Un seul bras les tua tous par Alligator
Parait que c'est ce premier opus de la trilogie du "sabreur manchot" qui a fait de Chang Cheh le maître incontesté des films de kung fu.
Vu au cours d'une nouvelle soirée Shaw Brothers sur CinéFrisson, le film est en effet remarquable. Le documentaire qui suit disponible également sur le dvd montre le perfectionnisme et les thématiques du cinéaste par le biais de commentaires d'acteurs et de réalisateurs chinois mais aussi de critiques internationaux.
C'est avant tout un film de kung-fu.

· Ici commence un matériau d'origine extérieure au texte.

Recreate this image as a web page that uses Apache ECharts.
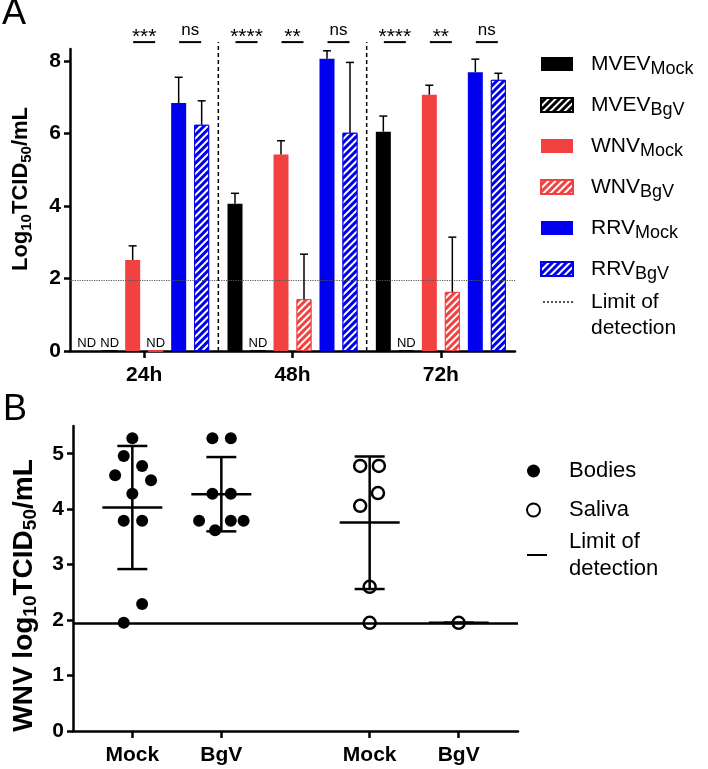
<!DOCTYPE html>
<html lang="en">
<head>
<meta charset="utf-8">
<title>MVEV / WNV / RRV titres</title>
<script src="https://cdn.jsdelivr.net/npm/echarts@6/dist/echarts.min.js"></script>
<style>html,body{margin:0;padding:0;background:#fff;}</style>
</head>
<body>
<div id="main" style="width:708px;height:769px;"></div>
<script>
// ---- panel A : titres per time point (0 = not detected) ----
var timePoints = ['24h', '48h', '72h'];
var mvevMock   = [0, 4.06, 6.05], mvevMockHi = [0, 4.35, 6.48];
var mvevBgV    = [0, 0, 0],       mvevBgVHi  = [0, 0, 0];
var wnvMock    = [2.51, 5.42, 7.07], wnvMockHi = [2.90, 5.80, 7.33];
var wnvBgV     = [0, 1.43, 1.63],    wnvBgVHi  = [0, 2.67, 3.14];
var rrvMock    = [6.84, 8.06, 7.69], rrvMockHi = [7.55, 8.28, 8.05];
var rrvBgV     = [6.24, 6.02, 7.48], rrvBgVHi  = [6.90, 7.96, 7.66];
var yTicksA = [0, 2, 4, 6, 8];
var limitA = 1.95;
// significance marks: category index, bar pair, text
var sigCat  = [0, 0, 1, 1, 1, 2, 2, 2];
var sigPair = [1, 2, 0, 1, 2, 0, 1, 2];
var sigText = ['***', 'ns', '****', '**', 'ns', '****', '**', 'ns'];
var sepPairs = [[0, 1], [1, 2]];

// ---- panel B : WNV titres in bodies / saliva ----
var xLabelsB = ['Mock', 'BgV', 'Mock', 'BgV'];
var xSlotsB = [2, 5, 10, 13];
var yTicksB = [0, 1, 2, 3, 4, 5];
var bodies = [
    [2, 5.28], [1.71, 4.96], [2.33, 4.78], [1.42, 4.61], [2.63, 4.52],
    [2, 4.28], [1.71, 3.79], [2.33, 3.79], [2.33, 2.29], [1.71, 1.95],
    [4.7, 5.28], [5.32, 5.28], [4.7, 4.28], [5.32, 4.28], [4.25, 3.79],
    [5.32, 3.79], [5.75, 3.79], [4.79, 3.62]
];
var saliva = [
    [9.68, 4.78], [10.31, 4.78], [10.28, 4.29], [9.68, 4.06], [10, 2.60], [10, 1.95],
    [13, 1.95]
];
var statMean = [4.03, 4.27, 3.76, 1.95];
var statLo   = [2.92, 3.60, 2.56, 1.95];
var statHi   = [5.14, 4.94, 4.95, 1.95];
var limitB = 1.95;

var FONT = '"Liberation Sans", Arial, sans-serif';
var BAR_W = 15, BAR_STEP = 23;
var RED = '#f24141', BLUE = '#0000ee';

var myChart = echarts.init(document.getElementById('main'));

function hatch() {
    return {symbol: 'rect', symbolSize: 1, color: '#fff',
        dashArrayX: [1, 0], dashArrayY: [2, 3], rotation: -Math.PI / 4};
}

var barDefs = [
    {name: 'MVEV_Mock', data: mvevMock, hi: mvevMockHi, color: '#000', hatched: false},
    {name: 'MVEV_BgV', data: mvevBgV, hi: mvevBgVHi, color: '#000', hatched: true},
    {name: 'WNV_Mock', data: wnvMock, hi: wnvMockHi, color: RED, hatched: false},
    {name: 'WNV_BgV', data: wnvBgV, hi: wnvBgVHi, color: RED, hatched: true},
    {name: 'RRV_Mock', data: rrvMock, hi: rrvMockHi, color: BLUE, hatched: false},
    {name: 'RRV_BgV', data: rrvBgV, hi: rrvBgVHi, color: BLUE, hatched: true}
];

var series = barDefs.map(function (b) {
    var st = {color: b.color, borderColor: b.color, borderWidth: b.hatched ? 1 : 0};
    if (b.hatched) st.decal = hatch();
    return {
        name: b.name, type: 'bar', xAxisIndex: 0, yAxisIndex: 0,
        data: b.data, barWidth: BAR_W, barGap: ((BAR_STEP - BAR_W) / BAR_W * 100) + '%',
        itemStyle: st,
        label: {
            show: true, position: 'top', distance: 1, color: '#000',
            fontSize: 13, fontFamily: FONT,
            formatter: function (p) { return p.value === 0 ? 'ND' : ''; }
        }
    };
});

// error bars (upper SD only)
var errData = [];
barDefs.forEach(function (b, s) {
    b.hi.forEach(function (hi, c) { if (hi > 0) errData.push([c, s, b.data[c], hi]); });
});
series.push({
    type: 'custom', xAxisIndex: 0, yAxisIndex: 0, z: 5, silent: true,
    data: errData, encode: {x: 0, y: 3},
    renderItem: function (params, api) {
        var c = api.value(0), s = api.value(1);
        var base = api.coord([c, api.value(2)]);
        var top = api.coord([c, api.value(3)]);
        var x = base[0] + (s - 2.5) * BAR_STEP;
        var st = {stroke: '#000', lineWidth: 1.5};
        return {type: 'group', children: [
            {type: 'line', shape: {x1: x, y1: base[1], x2: x, y2: top[1]}, style: st},
            {type: 'line', shape: {x1: x - 4, y1: top[1], x2: x + 4, y2: top[1]}, style: st}
        ]};
    }
});

// significance marks above the bars
var SIG_Y = 8.52;
series.push({
    type: 'custom', xAxisIndex: 0, yAxisIndex: 0, z: 5, silent: true,
    data: sigCat.map(function (c, i) { return [c, sigPair[i]]; }),
    encode: {x: 0, y: 1},
    renderItem: function (params, api) {
        var p = api.coord([api.value(0), SIG_Y]);
        var x = p[0] + (2 * api.value(1) - 2) * BAR_STEP;
        var txt = sigText[params.dataIndex];
        var stars = txt.indexOf('*') >= 0;
        return {type: 'group', children: [
            {type: 'line', shape: {x1: x - 11, y1: p[1], x2: x + 11, y2: p[1]},
                style: {stroke: '#000', lineWidth: 2}},
            {type: 'text', style: {text: txt, x: x, y: stars ? p[1] + 6 : p[1] - 3,
                align: 'center', verticalAlign: 'bottom',
                fontSize: stars ? 21 : 17, fontFamily: FONT, fill: '#000'}}
        ]};
    }
});

// dashed separators between time points
series.push({
    type: 'custom', xAxisIndex: 0, yAxisIndex: 0, z: 1, silent: true,
    data: sepPairs, encode: {x: [0, 1]},
    renderItem: function (params, api) {
        var a = api.coord([api.value(0), 0]);
        var b = api.coord([api.value(1), 0]);
        var t = api.coord([api.value(0), SIG_Y]);
        var x = (a[0] + b[0]) / 2;
        return {type: 'line', shape: {x1: x, y1: a[1], x2: x, y2: t[1]},
            style: {stroke: '#000', lineWidth: 1.5, lineDash: [4, 3]}};
    }
});

// limit of detection, panel A
series.push({
    name: 'Limit of detection', type: 'line', xAxisIndex: 0, yAxisIndex: 0,
    data: [], symbol: 'none', itemStyle: {color: '#555'},
    lineStyle: {type: 'dotted', color: '#555', width: 1.2},
    markLine: {silent: true, symbol: ['none', 'none'], label: {show: false},
        lineStyle: {type: 'dotted', color: '#555', width: 1.2},
        data: [{yAxis: limitA}]}
});

// panel B
series.push({
    name: 'Bodies', type: 'scatter', xAxisIndex: 1, yAxisIndex: 1,
    data: bodies, symbol: 'circle', symbolSize: 12, itemStyle: {color: '#000', opacity: 1}, z: 3
});
series.push({
    name: 'Saliva', type: 'scatter', xAxisIndex: 1, yAxisIndex: 1,
    data: saliva, symbol: 'circle', symbolSize: 12,
    itemStyle: {color: '#fff', borderColor: '#000', borderWidth: 2.5, opacity: 1}, z: 3
});
series.push({
    type: 'custom', xAxisIndex: 1, yAxisIndex: 1, z: 4, silent: true,
    data: xSlotsB.map(function (x, i) { return [x, statMean[i], statLo[i], statHi[i]]; }),
    encode: {x: 0, y: [2, 3]},
    renderItem: function (params, api) {
        var m = api.coord([api.value(0), api.value(1)]);
        var lo = api.coord([api.value(0), api.value(2)]);
        var hi = api.coord([api.value(0), api.value(3)]);
        var st = {stroke: '#000', lineWidth: 2.5};
        var x = m[0];
        return {type: 'group', children: [
            {type: 'line', shape: {x1: x - 30, y1: m[1], x2: x + 30, y2: m[1]}, style: st},
            {type: 'line', shape: {x1: x, y1: lo[1], x2: x, y2: hi[1]}, style: st},
            {type: 'line', shape: {x1: x - 15, y1: lo[1], x2: x + 15, y2: lo[1]}, style: st},
            {type: 'line', shape: {x1: x - 15, y1: hi[1], x2: x + 15, y2: hi[1]}, style: st}
        ]};
    }
});
series.push({
    name: 'Limit of detection B', type: 'line', xAxisIndex: 1, yAxisIndex: 1,
    data: [], symbol: 'none', itemStyle: {color: '#000'},
    lineStyle: {color: '#000', width: 3},
    markLine: {silent: true, symbol: ['none', 'none'], label: {show: false},
        lineStyle: {type: 'solid', color: '#000', width: 2.5},
        data: [{yAxis: limitB}]}
});

var axisLineSt = {show: true, onZero: false, lineStyle: {color: '#000', width: 2.5}};
var tickSt = {show: true, length: 6, lineStyle: {color: '#000', width: 2.5}};
var tickLabel = {color: '#000', fontSize: 21, fontWeight: 'bold', fontFamily: FONT};
function nameRich(size, gap) {
    return {
        s: {fontSize: size, fontWeight: 'bold', fontFamily: FONT, color: '#000',
            verticalAlign: 'bottom', lineHeight: size},
        g: {width: gap}
    };
}
function gapRich(gap, sub) {
    var r = {g: {width: gap}};
    if (sub) r.s = {fontSize: sub, fontFamily: FONT, color: '#000', verticalAlign: 'bottom', lineHeight: sub};
    return r;
}
var noDot = {opacity: 0};

myChart.setOption({
    animation: false,
    title: [
        {text: 'A', left: 2, top: -4, padding: 0, textStyle: {fontSize: 36, fontWeight: 'normal', fontFamily: FONT, color: '#000'}},
        {text: 'B', left: 3, top: 392, padding: 0, textStyle: {fontSize: 36, fontWeight: 'normal', fontFamily: FONT, color: '#000'}}
    ],
    grid: [
        {left: 62, top: 49, width: 453, height: 302},
        {left: 61, top: 426, width: 457, height: 305}
    ],
    xAxis: [
        {type: 'category', gridIndex: 0, data: timePoints,
            axisLine: axisLineSt,
            axisTick: {show: true, alignWithLabel: true, length: 7, lineStyle: {color: '#000', width: 2.5}},
            axisLabel: Object.assign({margin: 14}, tickLabel)},
        {type: 'value', gridIndex: 1, min: 0, max: 15,
            axisLine: axisLineSt, splitLine: {show: false},
            axisTick: Object.assign({customValues: xSlotsB}, tickSt, {length: 7}),
            axisLabel: Object.assign({margin: 14, customValues: xSlotsB,
                formatter: function (v) { var i = xSlotsB.indexOf(v); return i >= 0 ? xLabelsB[i] : ''; }}, tickLabel)}
    ],
    yAxis: [
        {type: 'value', gridIndex: 0, min: 0, max: 8.33,
            axisLine: axisLineSt, splitLine: {show: false},
            axisTick: Object.assign({customValues: yTicksA}, tickSt),
            axisLabel: Object.assign({margin: 9, customValues: yTicksA}, tickLabel),
            name: '{g| }Log{s|10}TCID{s|50}/mL', nameLocation: 'middle', nameRotate: 90, nameGap: 36,
            nameTextStyle: {fontSize: 22, fontWeight: 'bold', fontFamily: FONT, color: '#000',
                lineHeight: 26, rich: nameRich(15, 22)}},
        {type: 'value', gridIndex: 1, min: 0, max: 5.5,
            axisLine: axisLineSt, splitLine: {show: false},
            axisTick: Object.assign({customValues: yTicksB}, tickSt),
            axisLabel: Object.assign({margin: 9, customValues: yTicksB}, tickLabel),
            name: 'WNV log{s|10}TCID{s|50}/mL{g| }', nameLocation: 'middle', nameRotate: 90, nameGap: 33,
            nameTextStyle: {fontSize: 28, fontWeight: 'bold', fontFamily: FONT, color: '#000',
                lineHeight: 32, rich: nameRich(19, 34)}}
    ],
    legend: [
        {orient: 'vertical', left: 540, top: 50, padding: 0, itemGap: 13,
            itemWidth: 32, itemHeight: 14, icon: 'rect', selectedMode: false,
            data: barDefs.map(function (b) { return b.name; }),
            formatter: function (n) { return '{g| }' + n.replace(/_(\w+)/, '{s|$1}'); },
            textStyle: {fontSize: 21, fontFamily: FONT, color: '#000', lineHeight: 28,
                rich: gapRich(13, 18)}},
        {orient: 'vertical', left: 542, top: 263, padding: 0,
            itemWidth: 31, itemHeight: 14, selectedMode: false, itemStyle: noDot,
            data: ['Limit of detection'],
            formatter: function () { return '\n{g| }Limit of\n{g| }detection'; },
            textStyle: {fontSize: 21, fontFamily: FONT, color: '#000', lineHeight: 26, rich: gapRich(12)}},
        {orient: 'vertical', left: 526, top: 458, padding: 0, itemGap: 13,
            itemWidth: 13, itemHeight: 13, selectedMode: false,
            data: ['Bodies', 'Saliva'],
            formatter: function (n) { return '{g| }' + n; },
            textStyle: {fontSize: 22, fontFamily: FONT, color: '#000', lineHeight: 26, rich: gapRich(24)}},
        {orient: 'vertical', left: 526, top: 528, padding: 0,
            itemWidth: 20, itemHeight: 14, selectedMode: false, itemStyle: noDot,
            data: ['Limit of detection B'],
            formatter: function () { return '{g| }Limit of\n{g| }detection'; },
            textStyle: {fontSize: 22, fontFamily: FONT, color: '#000', lineHeight: 27, rich: gapRich(17)}}
    ],
    series: series
});
</script>
</body>
</html>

Les thèmes propres au western, la vengeance, l'univers d'homme, l'honneur et la rédemption sont les assises de cet "eastern" soigneux. Oui, soigneux et pas étonnant que ce film ait cartonné.
Les personnages sont emprunts de personnalité et tourmentés par des dilemnes cornéliens qui tenaillent l'honneur des hommes et des femmes. Même si l'univers est masculin, comme chez Ford (il y a d'ailleurs beaucoup d'autres similitudes), les femmes permettent par leur vision décalée d'opposer et de mettre en valeur le sens de l'honneur, le courage des héros et ne se contentent pas d'être mère, fille ou amante éplorées. Elles viennent bousculer, bouleverser les âmes et les destins des hommes. Elles font l'histoire, donnent de l'assise au comportement et au projet des hommes. Elles existent.
Pour arriver à marier action et tourments psychologiques, il faut pouvoir compter sur des talents de comédiens autres que ceux qui consistent à savoir sauter sur un trampoline. Et tous les acteurs ici sont excellents et étonnament maîtrisent autant les scènes psycho que les scènes d'action.
Les scènes d'action, parlons-en. Elles ne sont pas aussi formidables que dans d'autres Shaw Productions. Elles restent cantonnées à du sabre et quelques unes à mains nues. Esthétiquement elles se tiennent mais n'offrent pas d'époustouflantes envolées ni ne sont dessinées ou dansées avec grâce. C'est bien dommage.
L'outil zoom est utilisé avec parcimonie et justesse. Pas de virtuosité, mais de la bonne action tout de même.
L'essentiel du film se trouve plutôt à la fois dans le savant dosage entre mélodrame et action, mais aussi et surtout par la mise en image des autres scènes qui est parfois sublime. Certains plans rappellent des estampes médiévales chinoises. Les décors et le cadre tournés en studio sont quelques fois magnifiques. La rigueur de la réalisation ne se contente pas de cela. Les mouvements de caméra sont parfois assez complexes et d'une grâce confondante. Je ne m'attendais pas à autant de finesse et d'élégance. Je comprends beaucoup mieux l'aura dont bénéficie Chang Cheh et les commentaires visionnés à la suite du film en ont été que plus percutants. Effectivement la réalisation est de toute beauté, avec les moyens de l'époque évidemment.
Par certains côtés aussi, le film fait penser à Peckimpah, la violence, le sang qui gicle, etc; les oppositions héroïques, avec champ, contre-champ rappellent également Leone. C'est pour cette raison que le terme d'eastern se marie bien avec ce type de film, le succès du genre l'accrédite. Il s'agit bien d'un western asiatique, dans le fond comme dans la forme. Et il est indéniable que ce film comme quelques autres sont beaucoup plus que des films de kung-fu.
Bref, un réel plaisir que de voir ce film équilibré. Savante et intelligente symétrie que d'autres n'acquiereront pas, les laissant se confiner dans l'un, l'action systématique et lourdingue, tapageuse et vulgaire, ou dans l'autre le mélo plein de pathos partout. Ici, les marges de l'excès sont refoulées et organisent un spectacle riche et divertissant.